Dois buracos e um clown ou Onde foi parar meu sono?
O que mais me incomoda na história que se seguirá é minha outrora certeza, praticamente devoção, de que o Rio de Janeiro é um local seguro e que não se deve, por nada, privar-se de coisas em nome de segurança. Só que tudo mudou e não há meus tradicionais poréns desta vez.
Fui assaltado na noite de sábado por um homem mulato, extremamente nervoso, aparentando ter mais de 30 anos, com um revólver dos grandes numa das mãos. Não tenta nada e passa tudo. Eu distraído, um revólver para dentro do carro e nada mais a fazer a não ser obedecer.
Alguém atirou, alguém tentando me ajudar atirou, algum filho da puta metido a herói atirou. O bandido apontava a arma para dentro do carro e se assustou. Deu um tiro para o alto e correu. Gritei para minha namorada que se abaixasse, que se protegesse e contasse com a sorte, porque a sorte, inexistente na minha razão, nos salvou.
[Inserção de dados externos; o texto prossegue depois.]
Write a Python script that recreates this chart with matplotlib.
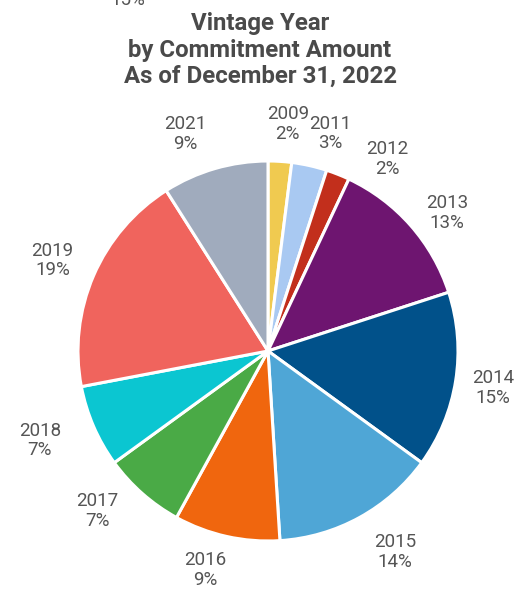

Duas balas acertaram meu carro, uma no pneu dianteiro esquerdo e a outra bem no logo da volkswagen. Foram duas balas, como se cada uma tivesse uma direção, eu e ela, como se cada uma servisse para nos matar, a mim e a ela.
Desde então, três noites passadas, tenho dormido mal. Imagino nós dois atingidos, imagino ela atingida, imagino eu atingido. Imagino minha penitência por estar distraído, por andar com o vidro aberto, por outrora considerar o Rio de Janeiro um local seguro.
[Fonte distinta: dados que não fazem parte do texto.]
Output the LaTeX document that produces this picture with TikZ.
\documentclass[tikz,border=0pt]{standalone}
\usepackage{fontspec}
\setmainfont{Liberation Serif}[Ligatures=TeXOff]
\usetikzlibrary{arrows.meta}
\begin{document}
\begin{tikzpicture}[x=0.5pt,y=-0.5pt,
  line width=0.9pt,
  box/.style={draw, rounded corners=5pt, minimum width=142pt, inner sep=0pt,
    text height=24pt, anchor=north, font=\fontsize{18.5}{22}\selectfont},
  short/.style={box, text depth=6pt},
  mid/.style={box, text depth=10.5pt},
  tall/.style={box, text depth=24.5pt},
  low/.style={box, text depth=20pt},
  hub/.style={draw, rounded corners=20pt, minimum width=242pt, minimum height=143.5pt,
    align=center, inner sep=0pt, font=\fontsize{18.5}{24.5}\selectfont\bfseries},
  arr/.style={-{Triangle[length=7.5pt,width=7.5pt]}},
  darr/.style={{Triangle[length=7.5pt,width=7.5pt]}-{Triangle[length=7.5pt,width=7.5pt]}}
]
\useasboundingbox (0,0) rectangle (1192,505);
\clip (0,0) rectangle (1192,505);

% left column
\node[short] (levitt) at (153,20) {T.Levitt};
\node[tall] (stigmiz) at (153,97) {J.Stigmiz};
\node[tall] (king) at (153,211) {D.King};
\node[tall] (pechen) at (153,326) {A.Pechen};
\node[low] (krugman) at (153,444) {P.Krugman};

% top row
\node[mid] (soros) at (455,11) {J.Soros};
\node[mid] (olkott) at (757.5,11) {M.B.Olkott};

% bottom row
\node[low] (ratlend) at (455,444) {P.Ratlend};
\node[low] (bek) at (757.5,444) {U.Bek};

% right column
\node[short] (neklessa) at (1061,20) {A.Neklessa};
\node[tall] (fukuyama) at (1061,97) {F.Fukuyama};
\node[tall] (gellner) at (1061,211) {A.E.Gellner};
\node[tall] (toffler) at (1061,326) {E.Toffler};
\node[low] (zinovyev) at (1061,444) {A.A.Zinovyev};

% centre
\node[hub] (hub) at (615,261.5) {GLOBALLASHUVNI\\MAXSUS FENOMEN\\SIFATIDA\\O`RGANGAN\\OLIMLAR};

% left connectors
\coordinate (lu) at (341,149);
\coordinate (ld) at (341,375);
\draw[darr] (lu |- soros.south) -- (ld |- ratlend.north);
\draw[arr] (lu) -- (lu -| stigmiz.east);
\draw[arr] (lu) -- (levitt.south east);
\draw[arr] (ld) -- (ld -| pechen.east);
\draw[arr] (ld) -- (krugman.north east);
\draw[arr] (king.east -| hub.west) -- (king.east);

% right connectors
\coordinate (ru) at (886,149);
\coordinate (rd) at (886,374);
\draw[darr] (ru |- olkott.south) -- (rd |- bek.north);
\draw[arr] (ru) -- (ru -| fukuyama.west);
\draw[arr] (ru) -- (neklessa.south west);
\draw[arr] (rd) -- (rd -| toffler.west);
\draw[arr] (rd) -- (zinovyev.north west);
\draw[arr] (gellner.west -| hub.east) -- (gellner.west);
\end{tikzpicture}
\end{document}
Imagino, ainda, o bandido, aquele que começou tudo isto com as ordens para que eu nada tentasse e passasse tudo, imagino ele morto. Lembro de seu nervosismo, de seu rosto sofrido que eu vejo no espelho ao acordar, lembro. Eu me desespero nos pesadelos por sua morte e tento ajudar. Tento salvá-lo. Não consigo culpar o bandido e, talvez, isto esteja tirando meu sono.
Eu sempre falei com todos os clowns dos sinais de trânsito. Raramente contribuía, mas cumprimentava e acenava. Até já apertei a mão de alguns. São todos bandidos, André, sempre disseram muitos de meus amigos conservadores que não conseguiam se acostumar com minhas práticas cristãs. Quando o verdadeiro bandido se aproximou, quando eu o vi de relance, virei-me pensando que fosse um clown, um daqueles que eu admiro e cumprimento.
Eu estou sem dinheiro, companheiro, boa sorte para você. Daquela vez eu não mentiria. Será que foram tantas mentiras que me castigaram? Será que todos me amaldiçoaram porque sabiam que, na verdade, eu sempre tinha alguns centavos que não me fariam falta? O bandido, o vingador dos clowns, nem quis me ouvir e, depois, ainda duvidou. Você não está passando tudo.
E, além de passar a temer os clowns, ainda me pergunto quem atirou e o que teria acontecido se ele tivesse acertado os alvos. Agora vou tentar dormir.